▶ _Instructions to follow_
Restate word for word the lines that begin the listing and end with the line holding "ax.set_ylim(5.5 + 0.02, -0.67)".

** Start of Materials provided **

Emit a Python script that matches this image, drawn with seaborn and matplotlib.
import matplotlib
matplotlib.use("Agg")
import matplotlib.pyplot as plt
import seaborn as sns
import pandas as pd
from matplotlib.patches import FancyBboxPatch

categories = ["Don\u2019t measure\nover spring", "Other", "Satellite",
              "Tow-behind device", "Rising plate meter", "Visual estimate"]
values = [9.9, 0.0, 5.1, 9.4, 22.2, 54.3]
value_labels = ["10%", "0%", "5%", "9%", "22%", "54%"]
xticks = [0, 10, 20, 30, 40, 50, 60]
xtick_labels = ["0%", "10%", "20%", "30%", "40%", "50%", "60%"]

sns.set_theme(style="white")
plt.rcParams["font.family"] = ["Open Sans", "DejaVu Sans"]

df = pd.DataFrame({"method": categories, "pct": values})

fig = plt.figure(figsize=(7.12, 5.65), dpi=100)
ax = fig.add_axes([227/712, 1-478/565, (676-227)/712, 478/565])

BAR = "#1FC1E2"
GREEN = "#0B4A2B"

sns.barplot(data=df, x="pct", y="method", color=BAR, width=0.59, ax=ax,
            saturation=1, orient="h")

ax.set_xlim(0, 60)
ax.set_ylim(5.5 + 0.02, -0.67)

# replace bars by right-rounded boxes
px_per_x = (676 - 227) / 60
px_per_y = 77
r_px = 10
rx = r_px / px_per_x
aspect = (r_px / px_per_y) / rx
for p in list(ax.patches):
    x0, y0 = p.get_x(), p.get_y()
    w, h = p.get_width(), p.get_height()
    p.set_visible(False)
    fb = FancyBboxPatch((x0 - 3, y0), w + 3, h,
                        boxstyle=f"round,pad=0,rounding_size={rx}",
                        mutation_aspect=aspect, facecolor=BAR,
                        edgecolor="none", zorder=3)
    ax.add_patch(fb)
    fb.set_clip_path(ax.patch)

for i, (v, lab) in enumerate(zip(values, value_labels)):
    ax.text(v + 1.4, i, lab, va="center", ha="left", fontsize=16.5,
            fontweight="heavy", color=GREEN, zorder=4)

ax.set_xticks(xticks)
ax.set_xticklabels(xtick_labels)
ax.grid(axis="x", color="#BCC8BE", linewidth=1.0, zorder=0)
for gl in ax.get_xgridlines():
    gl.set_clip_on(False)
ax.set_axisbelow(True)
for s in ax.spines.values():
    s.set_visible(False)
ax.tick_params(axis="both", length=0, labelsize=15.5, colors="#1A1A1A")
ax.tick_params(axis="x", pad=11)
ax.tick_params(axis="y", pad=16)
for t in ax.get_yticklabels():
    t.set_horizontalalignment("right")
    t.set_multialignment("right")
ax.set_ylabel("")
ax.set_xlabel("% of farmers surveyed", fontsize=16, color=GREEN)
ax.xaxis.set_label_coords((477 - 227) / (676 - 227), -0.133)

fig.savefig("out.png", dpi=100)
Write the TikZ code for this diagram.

** End of Materials provided **

▶ _Full answer_
Emit a Python script that matches this image, drawn with seaborn and matplotlib.
import matplotlib
matplotlib.use("Agg")
import matplotlib.pyplot as plt
import seaborn as sns
import pandas as pd
from matplotlib.patches import FancyBboxPatch

categories = ["Don\u2019t measure\nover spring", "Other", "Satellite",
              "Tow-behind device", "Rising plate meter", "Visual estimate"]
values = [9.9, 0.0, 5.1, 9.4, 22.2, 54.3]
value_labels = ["10%", "0%", "5%", "9%", "22%", "54%"]
xticks = [0, 10, 20, 30, 40, 50, 60]
xtick_labels = ["0%", "10%", "20%", "30%", "40%", "50%", "60%"]

sns.set_theme(style="white")
plt.rcParams["font.family"] = ["Open Sans", "DejaVu Sans"]

df = pd.DataFrame({"method": categories, "pct": values})

fig = plt.figure(figsize=(7.12, 5.65), dpi=100)
ax = fig.add_axes([227/712, 1-478/565, (676-227)/712, 478/565])

BAR = "#1FC1E2"
GREEN = "#0B4A2B"

sns.barplot(data=df, x="pct", y="method", color=BAR, width=0.59, ax=ax,
            saturation=1, orient="h")

ax.set_xlim(0, 60)
ax.set_ylim(5.5 + 0.02, -0.67)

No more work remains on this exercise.